Systems must continue working under stress, but excessive buffers create inflexibility. When hierarchies break down, they divide into subsystems. Errors should be easy to detect, have minimal consequences, and whenever possible, be reversible. Good design balances efficiency with redundancy.

Applications
Design redundancy into critical systems where failure has high consequences. Don't optimize for efficiency at the cost of fragility. Key personnel, critical infrastructure, essential processes—all need backups even if it seems wasteful during normal operations. The cost of redundancy is insurance you pay during good times to survive bad times.
Create clear failure modes and breakpoints. Systems should fail predictably rather than unpredictably. If something must break under stress, engineer it to break in specific, contained ways rather than cascading throughout the system. The graceful degradation principle: lose functionality gradually rather than catastrophically.

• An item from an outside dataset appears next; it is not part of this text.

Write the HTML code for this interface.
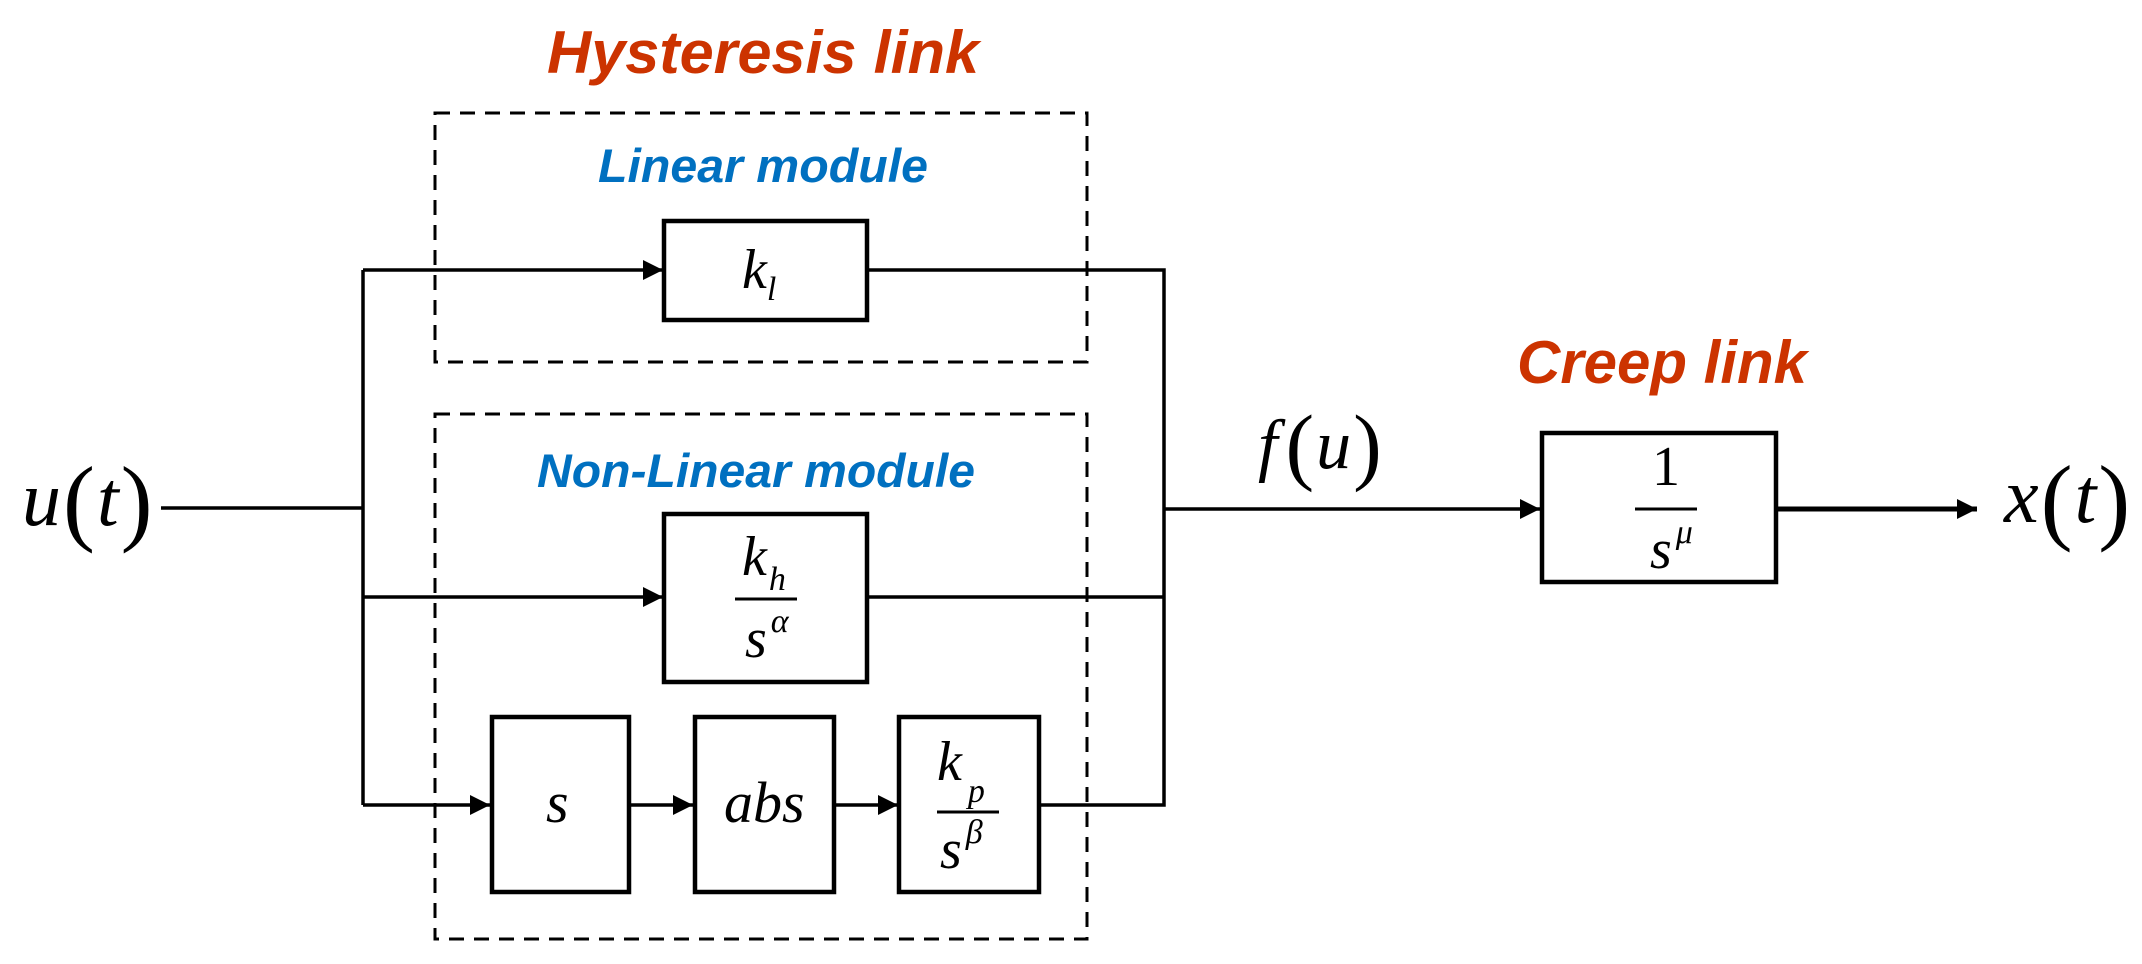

Build reversibility into decisions and actions. Make it easy to undo, rollback, or recover from mistakes. Irreversible actions require high confidence and multiple confirmations. Reversible actions enable experimentation and rapid learning. The difference between moving fast safely versus recklessly is reversibility.
Invest heavily in error detection and feedback systems. You can't fix problems you don't know about. Clear, immediate feedback about system state enables rapid response before small issues become large crises. Monitoring, logging, and user feedback mechanisms are reliability infrastructure that pay for themselves many times over.